Review on Bombay Talkies

 

Cast: Randeep Hooda, Rani Mukerji, Saqib Saleem, Nawazuddin Siddiqui, Sadashiv Amrapurkar, Ranvir Shorey, Naman Jain, Vineet Kumar
Directors: Karan Johar, Dibakar Banerjee, Zoya Akhtar, Anurag Kashyap
IE Rating: ***1/2
One film. Four segments. And a great way to celebrate the centenary year of Indian cinema. Bombay Talkies is a film that gives you what all good films should: it has stories, it has emotion, and it has drama. It has people you want to know. You want to tap them on the shoulder, and ask, 'hey, you got a minute? Sit, talk to me.' Finally, Bombay Talkies fills you with hope. If Bollywood can make a film like this, then it must be doing something right.
The strong connection that runs through all four is the love of movies. A character derives a life lesson from an evergreen film song. Another embarks on a journey to his holy grail, a legendary superstar. A drifter has an epiphany on a surreal film set. And a little boy begins his own search for self, via his favourite film star: did I say this film was about the movies?

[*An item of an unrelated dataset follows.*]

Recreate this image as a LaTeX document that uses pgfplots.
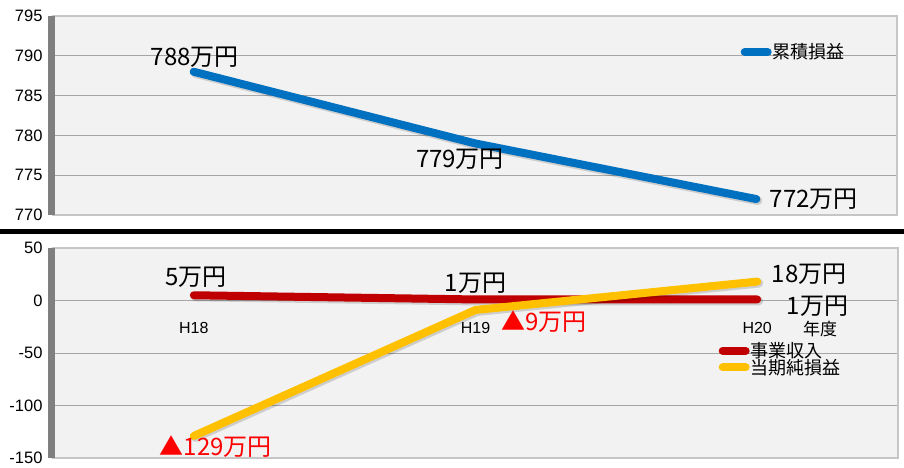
\documentclass[border=0pt]{standalone}
\usepackage{fontspec}
\setmainfont{Liberation Sans}
\newfontfamily\jp{Noto Sans CJK JP}
\usepackage{pgfplots}
\pgfplotsset{compat=1.18}
\definecolor{cblue}{HTML}{0070C0}
\definecolor{cred}{HTML}{C00000}
\definecolor{cyel}{HTML}{FFC000}
\definecolor{bgc}{HTML}{F2F2F2}
\definecolor{gridc}{HTML}{A6A6A6}
\definecolor{wallc}{HTML}{7F7F7F}
\pgfplotsset{
  common/.style={
    anchor=south west, scale only axis,
    xmin=-0.5, xmax=2.5,
    axis background/.style={fill=bgc},
    axis line style={draw=gray!45, line width=1.2pt},
    ymajorgrids, grid style={draw=gridc, line width=0.8pt},
    major tick length=0pt,
    /pgf/number format/assume math mode=true,
    yticklabel style={font=\fontsize{16.5}{16.5}\selectfont, xshift=-7pt},
    legend cell align=left,
    legend image code/.code={\draw[##1] (0pt,0pt) -- (23pt,0pt);},
    clip=false,
  },
  ser/.style={line width=8pt, line cap=round, line join=round},
  shd/.style={line width=9pt, line cap=round, line join=round, draw=black, opacity=0.15, forget plot, xshift=1.5pt, yshift=-1.5pt},
}
\newcommand{\lab}{\jp\fontsize{24}{24}\selectfont}
\begin{document}
\begin{tikzpicture}[x=1pt,y=1pt]
\path[use as bounding box] (0,0) rectangle (904,467);
\fill[black] (0,233) rectangle (904,238);
% top panel
\begin{axis}[common, at={(53pt,252pt)}, width=844pt, height=199pt,
  ymin=770, ymax=795, ytick={770,775,...,795}, xtick=\empty,
  legend style={at={(0.811,0.819)}, anchor=west, draw=none, fill=none,
    font=\jp\fontsize{18}{18}\selectfont, nodes={inner sep=1pt}},
]
\addplot[shd] coordinates {(0,788) (1,779) (2,772)};
\addplot[ser, cblue] coordinates {(0,788) (1,779) (2,772)};
\addlegendentry{累積損益}
\node[font=\lab, anchor=center] at ([shift={(1pt,15pt)}]axis cs:0,788) {788万円};
\node[font=\lab, anchor=center] at ([shift={(-15pt,-16pt)}]axis cs:1,779) {779万円};
\node[font=\lab, anchor=west] at ([shift={(10pt,0pt)}]axis cs:2,772) {772万円};
\end{axis}
\fill[wallc] (48pt,252pt) rectangle (55pt,451pt);
% bottom panel
\begin{axis}[common, at={(53pt,9pt)}, width=845pt, height=210pt,
  ymin=-150, ymax=50, ytick={-150,-100,...,50},
  xtick={0,1,2}, xticklabels={H18,H19,H20},
  xticklabel style={font=\fontsize{16}{16}\selectfont, anchor=center, yshift=130pt},
  legend style={at={(0.784,0.471)}, anchor=west, draw=none, fill=none,
    font=\jp\fontsize{18}{18}\selectfont, nodes={inner sep=0.5pt}, row sep=-1pt},
]
\addplot[shd] coordinates {(0,5) (1,1) (2,1)};
\addplot[ser, cred] coordinates {(0,5) (1,1) (2,1)};
\addlegendentry{事業収入}
\addplot[shd] coordinates {(0,-129) (1,-9) (2,18)};
\addplot[ser, cyel] coordinates {(0,-129) (1,-9) (2,18)};
\addlegendentry{当期純損益}
\node[font=\lab, anchor=center] at ([shift={(2pt,18pt)}]axis cs:0,5) {5万円};
\node[font=\lab, anchor=center] at ([shift={(0pt,16pt)}]axis cs:1,1) {1万円};
\node[font=\lab, anchor=west] at ([shift={(26pt,-7pt)}]axis cs:2,1) {1万円};
\node[font=\lab, anchor=west] at ([shift={(11pt,7pt)}]axis cs:2,18) {18万円};
\node[font=\lab, anchor=center, text=red] at ([shift={(22pt,-11pt)}]axis cs:0,-129) {▲129万円};
\node[font=\lab, anchor=west, text=red] at ([shift={(22pt,-12pt)}]axis cs:1,-9) {▲9万円};
\node[font=\jp\fontsize{17}{17}\selectfont, anchor=center] at ([shift={(63pt,-29pt)}]axis cs:2,0) {年度};
\end{axis}
\fill[wallc] (48pt,9pt) rectangle (55pt,219pt);
\end{tikzpicture}
\end{document}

The most unexpected segment is the first, by Karan Johar. Ajeeb Dastaan Hai Yeh is about a good looking but distant couple, the reason for which is revealed in a manner which takes the characters, and us, down a rocky, unsettling path. Rani Mukerji plays a tabloid journalist who favours low-cut blouses and cotton saris. Her husband (Randeep Hooda) is a TV presenter. Brash new entrant in this ménage (Saqib Saleem) is quick to pick on the thread of dissatisfaction in his pretty colleague and her strangely disinterested spouse. What follows is quick and impactful, and leads to an affecting use of one of the most haunting Hindi movie songs, whose beauty refuses to be tamped by a couple of contrivances. The acting is good, the lines razor sharp and sexually charged: if it hadn't been for those tiny lapses, this would have been flawless. This is a Johar we haven't seen before, minimalist and real, not baroque and make-believe. And hard -hitting as opposed to airhead-fluffy. Come make more such movies.